The director contends that the District Court acquired no jurisdiction, because of a failure to comply with G.L. (Ter. Ed.) c. 151A, § 42, as appearing in St. 1943, c. 534, § 6, amended in an immaterial respect by St. 1947, c. 434. That section provides for the filing in the District Court of a petition for review "within twenty days of the date of mailing of such decision." It provides also that "Upon the filing of a petition for review by an aggrieved party other than the director," service shall be made upon the director by registered mail fourteen days at least before the return day.

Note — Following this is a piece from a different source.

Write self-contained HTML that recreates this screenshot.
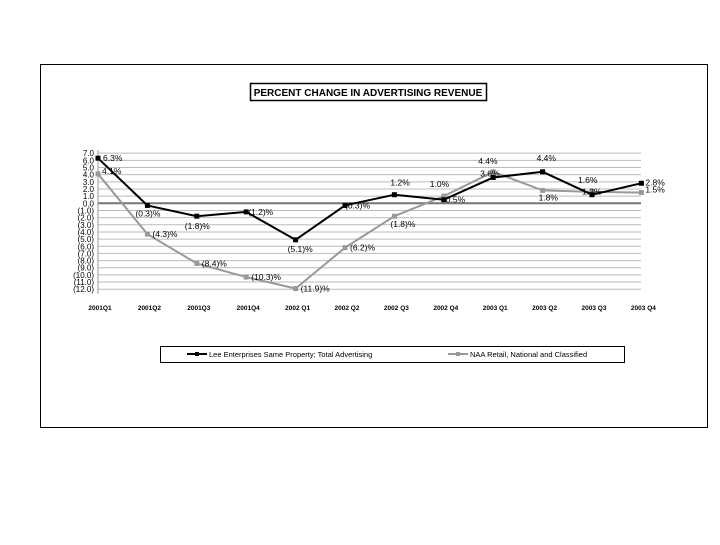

The decision of the board of review was mailed on August 5, 1948, and the petition for judicial review was filed on August 25, 1948, within the twenty days allowed. The order of notice issued from the District Court on September 2, 1948, and fixed the return day as September 25, 1948. Service was made on the director and the former employer *363 on September 9, 1948, more than fourteen days before the return day.
The director contends that not only should the petition for judicial review have been filed within twenty days after August 5, 1948, when the decision of the board of review was mailed, but that also the order of notice should have been issued within the same time. He contends that that conclusion results from the words "Upon the filing" in § 42. We cannot agree with his contention. The contrary was decided in Harrington & Richardson Arms Co. v. Director of the Division of Employment Security, 323 Mass. 603, 605. The provision in § 42 that service be made "upon" the filing of a petition for judicial review doubtless forbids undue delay. Putnam v. Langley, 133 Mass. 204, 205. Opinion of the Justices, 309 Mass. 609, 626. But the issuance of the order of notice was the act of the District Court, over which the claimant had no control. Home Owners' Loan Corp. v. Sweeney, 309 Mass. 26, 29. The order of notice was issued eight days after the filing of the petition for judicial review.
On the merits, the findings of the board of review, if supported by any evidence, are conclusive. Wagstaff v. Director of the Division of Employment Security, 322 Mass. 664. Rivers v. Director of the Division of Employment Security, 323 Mass. 339, 340. Farrar v. Director of the Division of Employment Security, 234 Mass. 45, 48. Fort Pond Inn Co. v. Director of the Division of Employment Security, 324 Mass. 281, 283. Olechnicky v. Director of the Division of Employment Security, 325 Mass. 660, 662. Corrado v. Director of the Division of Employment Security, 325 Mass. 711, 712. To be eligible for unemployment compensation benefits, a claimant must "Be capable of and available for work and unable to obtain work in his usual occupation or any other occupation for which he is reasonably fitted." G.L. (Ter. Ed.) c. 151A, § 24 (b), as appearing in St. 1941, c. 685, § 1. There was no evidence that the claimant was fitted for any occupation other than his own. He was not a workman temporarily out of work. His occupation was gone. "Unemployment benefits are not for those who are incapable *364 of working." Rivers v. Director of the Division of Employment Security, 323 Mass. 339, 342.
In our opinion, the decision of the board of review was warranted by the evidence, and must stand. The decision of the District Court is reversed, and a decision is to be entered, as in Corrado v. Director of the Division of Employment Security, 325 Mass. 711, 713, adjudging the claim to be invalid.